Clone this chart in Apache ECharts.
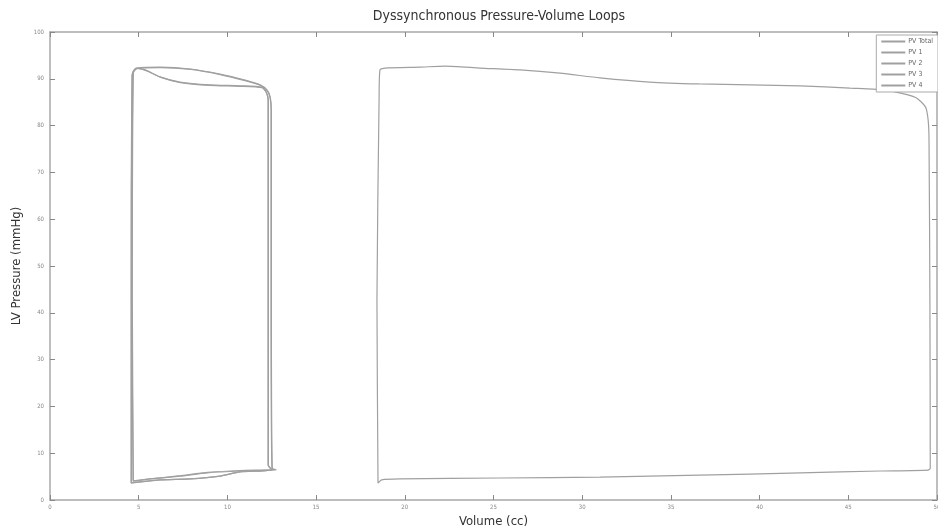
<!DOCTYPE html>
<html><head><meta charset="utf-8">
<script src="https://cdn.jsdelivr.net/npm/echarts@6/dist/echarts.min.js"></script>
<style>html,body{margin:0;padding:0;background:#fff;overflow:hidden}#c{position:absolute;left:0;top:0;width:938px;height:531px}</style>
</head><body><div id="c"></div>
<script>
// [volume (cc), pressure (mmHg)]
const pvTotal = [[18.49,3.6],[18.43,42.7],[18.55,85.5],[18.6,91.9],[18.88,92.3],[20.86,92.5],[22.27,92.7],[24.24,92.3],[26.5,91.9],[28.75,91.2],[31.0,90.2],[33.8,89.3],[36.6,88.9],[39.5,88.7],[42.3,88.5],[45.1,88.0],[46.4,87.8],[47.5,87.3],[48.8,86.0],[49.35,84.0],[49.5,81.2],[49.55,77],[49.6,42.7],[49.62,6.8],[49.5,6.4],[46.8,6.2],[42.3,5.8],[36.6,5.3],[31.0,4.9],[25.4,4.7],[19.7,4.5],[18.7,4.3],[18.49,3.6]];
const pv1 = [[4.68,4.1],[4.62,42.7],[4.68,91.5],[4.9,92.3],[6.2,92.5],[7.9,92.1],[9.58,91.0],[11.0,89.7],[11.84,88.7],[12.23,87.6],[12.4,86.1],[12.46,83.3],[12.46,42.7],[12.51,6.8],[12.74,6.4],[10.7,6.2],[8.85,5.8],[7.33,5.1],[5.64,4.5],[4.68,4.1]];
const pv2 = [[4.7,4.0],[4.64,42.7],[4.7,91.4],[4.92,92.2],[6.25,92.4],[7.95,92.0],[9.6,90.9],[11.0,89.6],[11.86,88.6],[12.25,87.5],[12.42,86.0],[12.48,83.2],[12.48,42.7],[12.53,6.8],[12.74,6.5],[10.7,6.3],[8.9,5.9],[7.35,5.2],[5.66,4.5],[4.7,4.0]];
const pv3 = [[4.57,3.6],[4.57,42.7],[4.62,90.8],[4.85,92.3],[5.36,91.9],[6.2,90.4],[7.33,89.3],[9.0,88.7],[10.7,88.5],[11.95,88.2],[12.18,87.2],[12.29,85.5],[12.29,42.7],[12.29,7.5],[12.5,6.4],[10.7,6.0],[9.58,5.1],[7.9,4.5],[6.2,4.3],[4.57,3.6]];
const pv4 = [[4.59,3.7],[4.59,42.7],[4.64,90.7],[4.87,92.2],[5.4,91.8],[6.25,90.3],[7.35,89.2],[9.0,88.6],[10.7,88.4],[11.95,88.1],[12.2,87.1],[12.31,85.4],[12.31,42.7],[12.31,7.5],[12.52,6.4],[10.7,6.0],[9.6,5.1],[7.9,4.5],[6.2,4.3],[4.59,3.7]];
const seriesNames = ['PV Total','PV 1','PV 2','PV 3','PV 4'];
const xTicks = [0,5,10,15,20,25,30,35,40,45,50];
const yTicks = [0,10,20,30,40,50,60,70,80,90,100];

const font = '"Liberation Sans Narrow", "DejaVu Sans Condensed", sans-serif';
const lineColor = '#a0a0a0';
const axisColor = '#a8a8a8';
const datasets = [pvTotal, pv1, pv2, pv3, pv4];

const chart = echarts.init(document.getElementById('c'), null, {renderer:'canvas',width:938,height:531});
const baseAxis = {
  axisLine:{show:true,onZero:false,lineStyle:{color:axisColor,width:1.5}},
  axisTick:{show:true,inside:true,length:5,lineStyle:{color:'#888'}},
  splitLine:{show:false}
};
chart.setOption({
  animation:false,
  backgroundColor:'#fff',
  title:{text:'Dyssynchronous Pressure-Volume Loops',left:494,top:4,textAlign:'center',
    textStyle:{fontFamily:font,fontSize:14,fontWeight:'normal',color:'#333'}},
  grid:{left:50,right:1,top:32,bottom:31,containLabel:false,outerBoundsMode:'none'},
  legend:{data:seriesNames,orient:'vertical',right:0,top:35,itemWidth:24,itemHeight:2,itemGap:4,
    icon:'rect',
    backgroundColor:'#fff',borderColor:'#aaa',borderWidth:1,padding:[3,5,3,5],
    textStyle:{fontFamily:font,fontSize:7,color:'#666',padding:[0,0,0,-2]}},
  xAxis:[
    Object.assign({},baseAxis,{type:'value',min:0,max:50,interval:5,position:'bottom',
      name:'Volume (cc)',nameLocation:'middle',nameGap:14,
      nameTextStyle:{fontFamily:font,fontSize:13,color:'#333'},
      axisLabel:{fontFamily:font,fontSize:6,color:'#888',margin:4,
        formatter:v=>xTicks.includes(v)?String(v):''}}),
    Object.assign({},baseAxis,{type:'value',min:0,max:50,interval:5,position:'top',axisLabel:{show:false}})
  ],
  yAxis:[
    Object.assign({},baseAxis,{type:'value',min:0,max:100,interval:10,position:'left',
      name:'LV Pressure (mmHg)',nameLocation:'middle',nameGap:23,
      nameTextStyle:{fontFamily:font,fontSize:13,color:'#333'},
      axisLabel:{fontFamily:font,fontSize:6,color:'#888',margin:6,
        formatter:v=>yTicks.includes(v)?String(v):''}}),
    Object.assign({},baseAxis,{type:'value',min:0,max:100,interval:10,position:'right',axisLabel:{show:false}})
  ],
  series: datasets.map((d,i)=>({
    name:seriesNames[i],type:'line',data:d,showSymbol:false,symbol:'none',
    xAxisIndex:0,yAxisIndex:0,smooth:0.2,
    lineStyle:{color:lineColor,width:1.2},itemStyle:{color:lineColor}
  }))
});
</script></body></html>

__________________________________________________

§ AIM OF THE EXERCISE
Reproduce the material above in full, exactly, with no images.

§ TASK ANSWER
Clone this chart in Apache ECharts.
<!DOCTYPE html>
<html><head><meta charset="utf-8">
<script src="https://cdn.jsdelivr.net/npm/echarts@6/dist/echarts.min.js"></script>
<style>html,body{margin:0;padding:0;background:#fff;overflow:hidden}#c{position:absolute;left:0;top:0;width:938px;height:531px}</style>
</head><body><div id="c"></div>
<script>
// [volume (cc), pressure (mmHg)]
const pvTotal = [[18.49,3.6],[18.43,42.7],[18.55,85.5],[18.6,91.9],[18.88,92.3],[20.86,92.5],[22.27,92.7],[24.24,92.3],[26.5,91.9],[28.75,91.2],[31.0,90.2],[33.8,89.3],[36.6,88.9],[39.5,88.7],[42.3,88.5],[45.1,88.0],[46.4,87.8],[47.5,87.3],[48.8,86.0],[49.35,84.0],[49.5,81.2],[49.55,77],[49.6,42.7],[49.62,6.8],[49.5,6.4],[46.8,6.2],[42.3,5.8],[36.6,5.3],[31.0,4.9],[25.4,4.7],[19.7,4.5],[18.7,4.3],[18.49,3.6]];
const pv1 = [[4.68,4.1],[4.62,42.7],[4.68,91.5],[4.9,92.3],[6.2,92.5],[7.9,92.1],[9.58,91.0],[11.0,89.7],[11.84,88.7],[12.23,87.6],[12.4,86.1],[12.46,83.3],[12.46,42.7],[12.51,6.8],[12.74,6.4],[10.7,6.2],[8.85,5.8],[7.33,5.1],[5.64,4.5],[4.68,4.1]];
const pv2 = [[4.7,4.0],[4.64,42.7],[4.7,91.4],[4.92,92.2],[6.25,92.4],[7.95,92.0],[9.6,90.9],[11.0,89.6],[11.86,88.6],[12.25,87.5],[12.42,86.0],[12.48,83.2],[12.48,42.7],[12.53,6.8],[12.74,6.5],[10.7,6.3],[8.9,5.9],[7.35,5.2],[5.66,4.5],[4.7,4.0]];
const pv3 = [[4.57,3.6],[4.57,42.7],[4.62,90.8],[4.85,92.3],[5.36,91.9],[6.2,90.4],[7.33,89.3],[9.0,88.7],[10.7,88.5],[11.95,88.2],[12.18,87.2],[12.29,85.5],[12.29,42.7],[12.29,7.5],[12.5,6.4],[10.7,6.0],[9.58,5.1],[7.9,4.5],[6.2,4.3],[4.57,3.6]];
const pv4 = [[4.59,3.7],[4.59,42.7],[4.64,90.7],[4.87,92.2],[5.4,91.8],[6.25,90.3],[7.35,89.2],[9.0,88.6],[10.7,88.4],[11.95,88.1],[12.2,87.1],[12.31,85.4],[12.31,42.7],[12.31,7.5],[12.52,6.4],[10.7,6.0],[9.6,5.1],[7.9,4.5],[6.2,4.3],[4.59,3.7]];
const seriesNames = ['PV Total','PV 1','PV 2','PV 3','PV 4'];
const xTicks = [0,5,10,15,20,25,30,35,40,45,50];
const yTicks = [0,10,20,30,40,50,60,70,80,90,100];

const font = '"Liberation Sans Narrow", "DejaVu Sans Condensed", sans-serif';
const lineColor = '#a0a0a0';
const axisColor = '#a8a8a8';
const datasets = [pvTotal, pv1, pv2, pv3, pv4];

const chart = echarts.init(document.getElementById('c'), null, {renderer:'canvas',width:938,height:531});
const baseAxis = {
  axisLine:{show:true,onZero:false,lineStyle:{color:axisColor,width:1.5}},
  axisTick:{show:true,inside:true,length:5,lineStyle:{color:'#888'}},
  splitLine:{show:false}
};
chart.setOption({
  animation:false,
  backgroundColor:'#fff',
  title:{text:'Dyssynchronous Pressure-Volume Loops',left:494,top:4,textAlign:'center',
    textStyle:{fontFamily:font,fontSize:14,fontWeight:'normal',color:'#333'}},
  grid:{left:50,right:1,top:32,bottom:31,containLabel:false,outerBoundsMode:'none'},
  legend:{data:seriesNames,orient:'vertical',right:0,top:35,itemWidth:24,itemHeight:2,itemGap:4,
    icon:'rect',
    backgroundColor:'#fff',borderColor:'#aaa',borderWidth:1,padding:[3,5,3,5],
    textStyle:{fontFamily:font,fontSize:7,color:'#666',padding:[0,0,0,-2]}},
  xAxis:[
    Object.assign({},baseAxis,{type:'value',min:0,max:50,interval:5,position:'bottom',
      name:'Volume (cc)',nameLocation:'middle',nameGap:14,
      nameTextStyle:{fontFamily:font,fontSize:13,color:'#333'},
      axisLabel:{fontFamily:font,fontSize:6,color:'#888',margin:4,
        formatter:v=>xTicks.includes(v)?String(v):''}}),
    Object.assign({},baseAxis,{type:'value',min:0,max:50,interval:5,position:'top',axisLabel:{show:false}})
  ],
  yAxis:[
    Object.assign({},baseAxis,{type:'value',min:0,max:100,interval:10,position:'left',
      name:'LV Pressure (mmHg)',nameLocation:'middle',nameGap:23,
      nameTextStyle:{fontFamily:font,fontSize:13,color:'#333'},
      axisLabel:{fontFamily:font,fontSize:6,color:'#888',margin:6,
        formatter:v=>yTicks.includes(v)?String(v):''}}),
    Object.assign({},baseAxis,{type:'value',min:0,max:100,interval:10,position:'right',axisLabel:{show:false}})
  ],
  series: datasets.map((d,i)=>({
    name:seriesNames[i],type:'line',data:d,showSymbol:false,symbol:'none',
    xAxisIndex:0,yAxisIndex:0,smooth:0.2,
    lineStyle:{color:lineColor,width:1.2},itemStyle:{color:lineColor}
  }))
});
</script></body></html>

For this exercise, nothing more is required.